Hilbert’s program aimed to formalize mathematics and prove, using secure finite methods, that the resulting formal systems were consistent. The project was ambitious: mathematics would be treated as a formal system of symbols and rules, and its reliability would be guaranteed by a proof of consistency. This was not a rejection of meaning, but an attempt to protect mathematics from contradiction. Hilbert wanted to show that mathematicians could use ideal objects, infinite sets, and abstract methods without fear that the whole structure would collapse.
Gödel and the Limits of the Program
Hilbert’s program met its greatest challenge in 1931, when Kurt Gödel proved the incompleteness theorems. Gödel showed that any sufficiently strong, consistent formal system capable of expressing arithmetic contains true statements that cannot be proved within that system, and that such a system cannot prove its own consistency by its own resources. These results did not destroy mathematics, but they did show that Hilbert’s original foundational hope could not be fulfilled in the simple form he had imagined.
Yet Gödel’s results should not make Hilbert look naïve. Hilbert’s program helped create proof theory, mathematical logic, formal systems, and the very framework within which Gödel’s theorems could be stated. Even the limits of formalization were discovered using tools Hilbert had helped sharpen. In this sense, Hilbert’s failure was historically productive. He asked the question so clearly that later mathematics could prove exactly where the boundary lay. Few intellectual projects have been so influential even in defeat.
Göttingen, Students, and Mathematical Culture
Hilbert helped make Göttingen the center of world mathematics. His students and colleagues included figures who shaped algebra, analysis, physics, logic, and geometry. Emmy Noether, Hermann Weyl, John von Neumann, Richard Courant, and many others were connected to the Göttingen world that Hilbert helped define. He supported Noether’s appointment at a time when women faced severe barriers in academia. When critics objected to a woman teaching at the university, Hilbert reportedly replied, “We are a university, not a bathhouse.”
That remark, whether remembered with some variation, reflects Hilbert’s impatience with social prejudice when it interfered with mathematics. He believed mathematics crossed national, racial, and political boundaries. Another line attributed to him states, “Mathematics knows no races or geographical boundaries; for mathematics, the cultural world is one country.” This ideal was tragically challenged by the rise of Nazism, which devastated Göttingen’s mathematical community by driving out Jewish and politically targeted scholars.
Legacy and Lasting Importance
David Hilbert died on February 14, 1943, in Göttingen. By then, the mathematical world he had helped build had been damaged by political catastrophe, but his intellectual legacy survived. His major works and contributions include Foundations of Geometry, invariant theory, algebraic number theory, Hilbert’s problems, Hilbert space, mathematical physics, proof theory, and Hilbert’s program. Few mathematicians have influenced so many fields at such a foundational level.

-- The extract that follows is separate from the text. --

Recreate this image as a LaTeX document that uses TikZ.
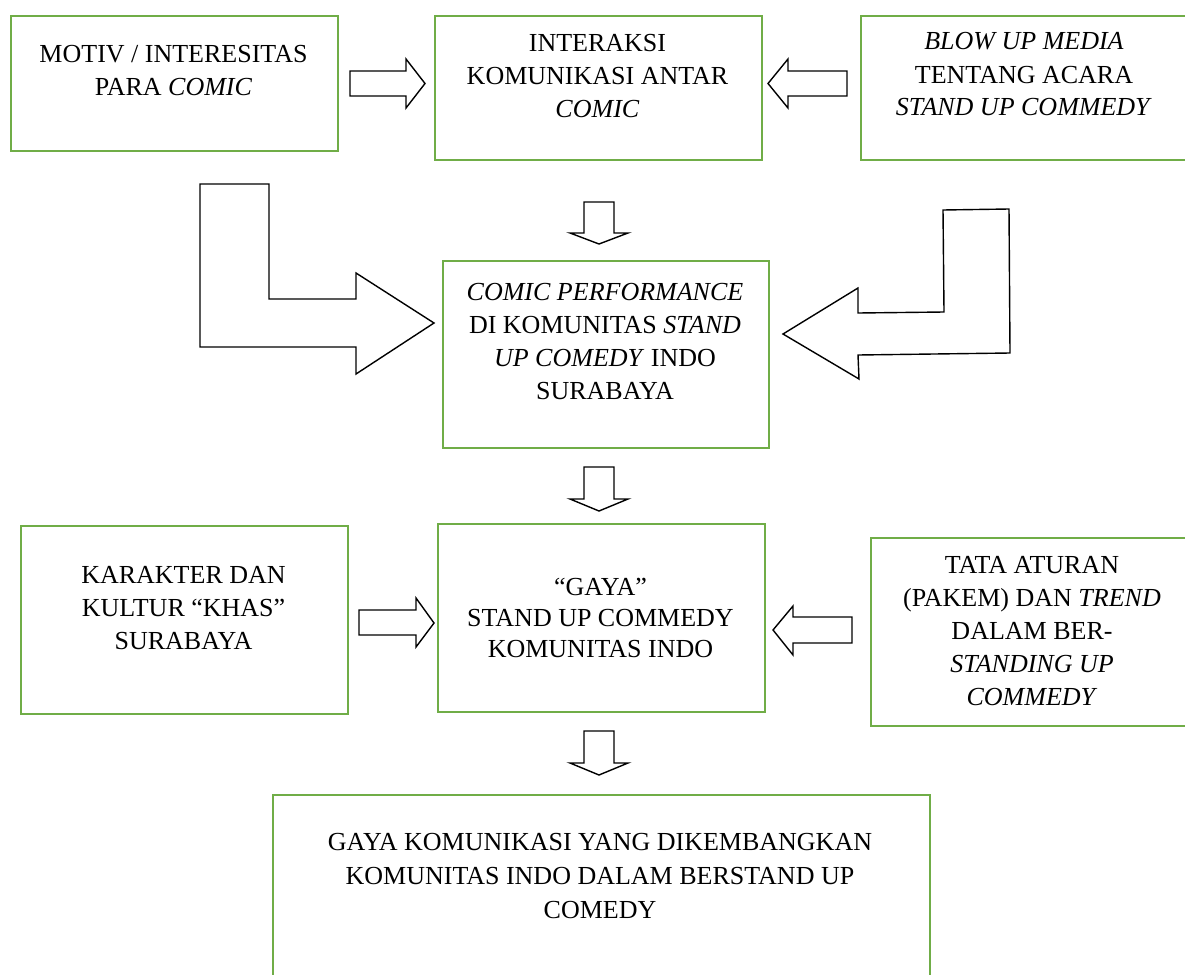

Hilbert’s lasting importance lies in his belief that mathematics advances by asking the right questions with maximum clarity. He gave mathematics problems, methods, structures, and ambitions. He helped replace intuition with axioms, calculation with structure, and scattered problems with unified programs. Even where his hopes exceeded what later logic allowed, his courage enlarged mathematics. Hilbert remains one of the great symbols of disciplined optimism: the conviction that reason must press forward, not because every mystery is easy, but because the search for knowledge is itself one of humanity’s highest forms of freedom.